I was wondering about your reason just because I didn't think that practicality of washing was really an issue if you wanted to do that challenge. I think the desire to do a challenge rarely is inhibited by non-monetary reasons (legal reasons are more convincing).
Apparently, and I stand to be corrected, things like nude-bathing is up to individual councils. Only the militantly self-righteous North Shore council has tried to fine people. I can remember a letter to the editor saying that such is not illegal on West Auckland beaches. As an identified (by people on the internet) clothing optional beach, there is one near our camping spot at Huia. But then again, on say Muriwai, it is easy to find an unoccupied section of beach, and I know this works.
Nude beaches are made by patronage as New Zealand beaches are not declared so. Waiheke became a clothing optional beach simply because people continued to do that and lawsuits to stop them failed. There is no such thing as a official sanctioned nude beach in NZ.

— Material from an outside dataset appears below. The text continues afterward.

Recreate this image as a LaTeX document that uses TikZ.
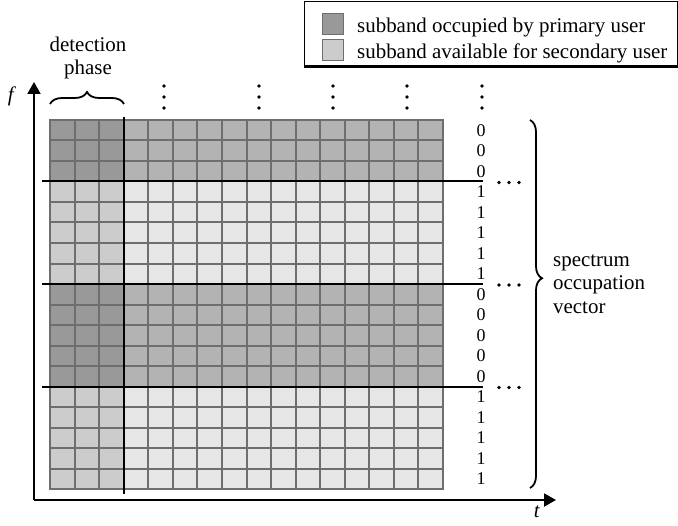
\documentclass[tikz,border=0pt]{standalone}
\usepackage{fontspec}
\setmainfont{Liberation Serif}
\usepackage{tikz}
\usetikzlibrary{arrows.meta,positioning,decorations.pathreplacing}
\definecolor{busydet}{HTML}{999999}
\definecolor{busycell}{HTML}{B3B3B3}
\definecolor{freedet}{HTML}{CCCCCC}
\definecolor{freecell}{HTML}{E6E6E6}
\definecolor{cellline}{HTML}{6E6E6E}
\tikzset{
  cellbox/.style={draw=cellline, line width=2bp},
  axisarrow/.style={-{Triangle[length=12bp,width=13bp]}, line width=2bp},
  bandline/.style={line width=2bp},
  bracedeco/.style={decorate, decoration={brace, amplitude=12bp}, line width=1.8bp},
  vecbit/.style={font=\fontsize{18}{18}\selectfont, inner sep=0pt},
  labeltext/.style={font=\fontsize{21}{23.5}\selectfont, inner sep=0pt},
  keybox/.style={draw=cellline, line width=0.8bp, minimum width=21bp,
    minimum height=21bp, inner sep=0pt},
}

\begin{document}
\begin{tikzpicture}[x=1bp,y=-1bp]
  \useasboundingbox (0,0) rectangle (678,526);

  % time-frequency grid, one bit per subband
  \foreach \b [count=\r from 0] in {0,0,0,1,1,1,1,1,0,0,0,0,0,1,1,1,1,1} {
    \ifnum\b=0 \def\cellkind{busy}\else\def\cellkind{free}\fi
    \foreach \c in {0,...,15} {
      \ifnum\c<3 \def\cellpart{det}\else\def\cellpart{cell}\fi
      \filldraw[cellbox, fill=\cellkind\cellpart]
        ({50+\c*24.5625},{120+\r*20.5}) rectangle ++(24.5625,20.5);
    }
    \node[vecbit] (bit\r) at (481,{120+(\r+0.5)*20.5}) {\b};
  }

  % band borders and end of detection phase
  \foreach \y in {3,8,13} {
    \draw[bandline] (42,{120+\y*20.5}) -- (483,{120+\y*20.5});
    \foreach \x in {499,509,519}
      \fill (\x,{120+\y*20.5+1}) circle (1.8bp);
  }
  \draw[bandline] (124,117) -- (124,494);

  % continuation dots above the grid
  \foreach \x in {164,259,333,407,482}
    \foreach \y in {86,97,108}
      \fill (\x,\y) circle (1.8bp);

  % axes
  \coordinate (origin) at (34,500);
  \coordinate (ftip) at (34,82);
  \coordinate (ttip) at (556,500);
  \draw[axisarrow] (origin) -- (ftip);
  \draw[axisarrow] (origin) -- (ttip);
  \node[labeltext] (flabel) at (12,96) {\textit{f}};
  \node[labeltext] (tlabel) at (537,512) {\textit{t}};

  % braces
  \draw[bracedeco] (50,104) -- (124,104);
  \node[labeltext, align=center] (detect) at (88,58) {detection\\phase};
  \draw[bracedeco, decoration={aspect=0.43}] (530,120) -- (530,488);
  \node[labeltext, align=left, anchor=west] (vector) at (553,284)
    {spectrum\\occupation\\vector};

  % legend
  \draw[line width=0.9bp] (304,1) rectangle (677,66);
  \draw[line width=3bp] (303.5,66.5) -- (677.5,66.5);
  \node[keybox, fill=busydet] (keybusy) at (332.5,23.5) {};
  \node[keybox, fill=freedet] (keyfree) at (332.5,49.5) {};
  \node[labeltext, anchor=base west] (txtbusy) at (357,33)
    {subband occupied by primary user};
  \node[labeltext, anchor=base west] (txtfree) at (357,59)
    {subband available for secondary user};
\end{tikzpicture}
\end{document}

Your legal mind might be interested in the following:
http://www.top.net.nz/~fbgnz/Law/law.html
On that website it also boldly declares:
"There is no New Zealand statute which states that being naked is illegal" as only "obscene" exposure is mentioned in the law (which is on the webpage mentioned).
As for beaches, I just found:
http://www.top.net.nz/~fbgnz/Beaches/natbeach.html
As for Alicia's teddy bear, this is another point of my memory which has faded. Maybe it is a repressed memory, beaten by a stuffed toy. That sounds a likely story though.
Xin: That is a good scenario. If you submit it, I'll be a frustrated actor if you want. Are you willing to be a director? It could be like the movie Adaptation, where the characters talk about adapting a novel into a movie in a movie adapting a novel from a movie.